Battle of Cassel, from a manuscript in the
Bibliothèque Nationale of France
In the 1320s, the Count of Flanders was collecting taxes for the King of France, Charles IV. Residents of several communes, including Cassel, gathered under the leadership of a Flemish farmer, Nicholas Zannekin, and refused to pay. Under Zannekin, a coalition of farmers and peasants captured several towns, including Ypres and Kortrijk, in which they found and captured the Count of Flanders himself. At this point, Charles IV had to intervene; in February 1326, the Count was released and the Peace of Arques was agreed upon.

That, however, was not to last. Revolts resumed. Charles asked Pope John XXII to place Flanders (except for the aristocracy) under Interdict, denying sacraments to the rebels. The clergy of Flanders were divided: do they follow the dictates of their pope? Is it fair to do so, since some felt the pope in Avignon had become a puppet of the king? Or do they not  enforce the Interdict because, if they did, the peasants might turn on them and imprison or kill them?

In 1328, realizing how precarious his position was, the Count fled from Flanders to France, where he appealed to the new king, Philip VI (Charles having died on 1 February), for military aid. Of course, Philip's claim to the throne had been disputed by King Edward III of England (for reasons too complicated to discuss here). Edward having been rejected by the French aristocracy in favor of Philip, it was feared that he would ally himself with the Flemish rebels. When Edward was betrothed to Philippa of Hainault, whose father was an ally of King Charles, the fear of an English-Flemish alliance was put to rest.

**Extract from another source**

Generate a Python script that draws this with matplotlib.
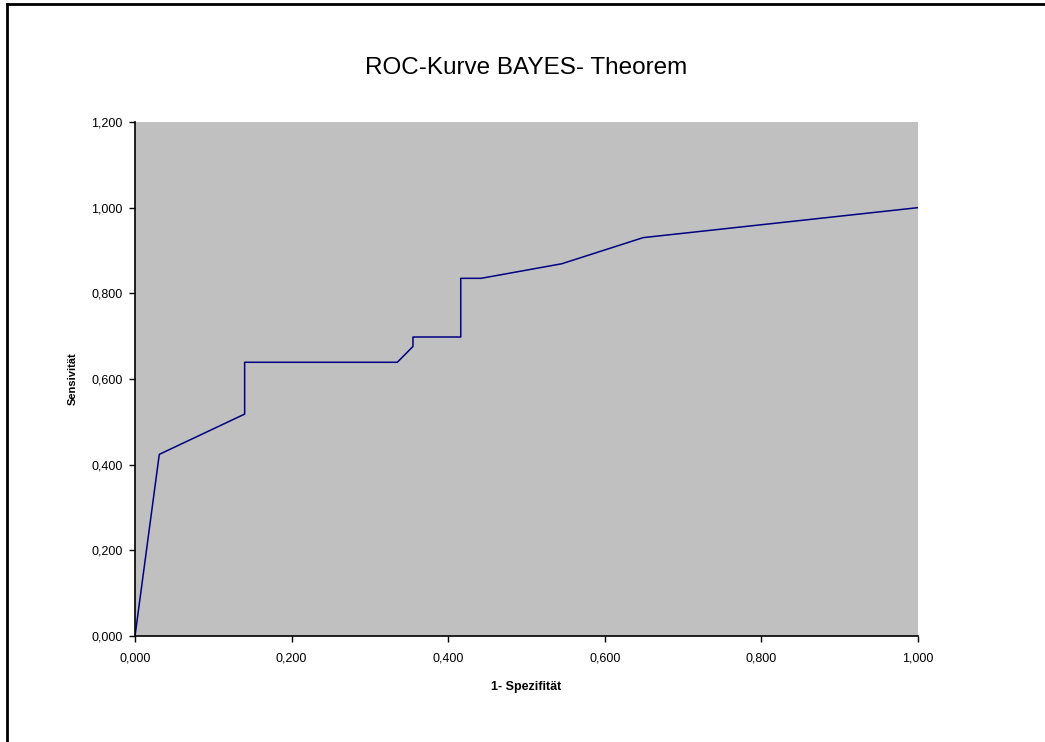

In fact, Philippa's father, Count William I of Hainault, was on of the leaders of the French army that was sent to quell the Flemish rebels once and for all. The French army, with military support from several dukes, Austria, and the King of Navarre, brought 12,000 troops and 2500 mounted knights to Cassel where Zannekin and 15,000 men had taken over. On 23 August 1328, Zannekin himself was killed in the Battle of Cassel and the uprising was finished for good.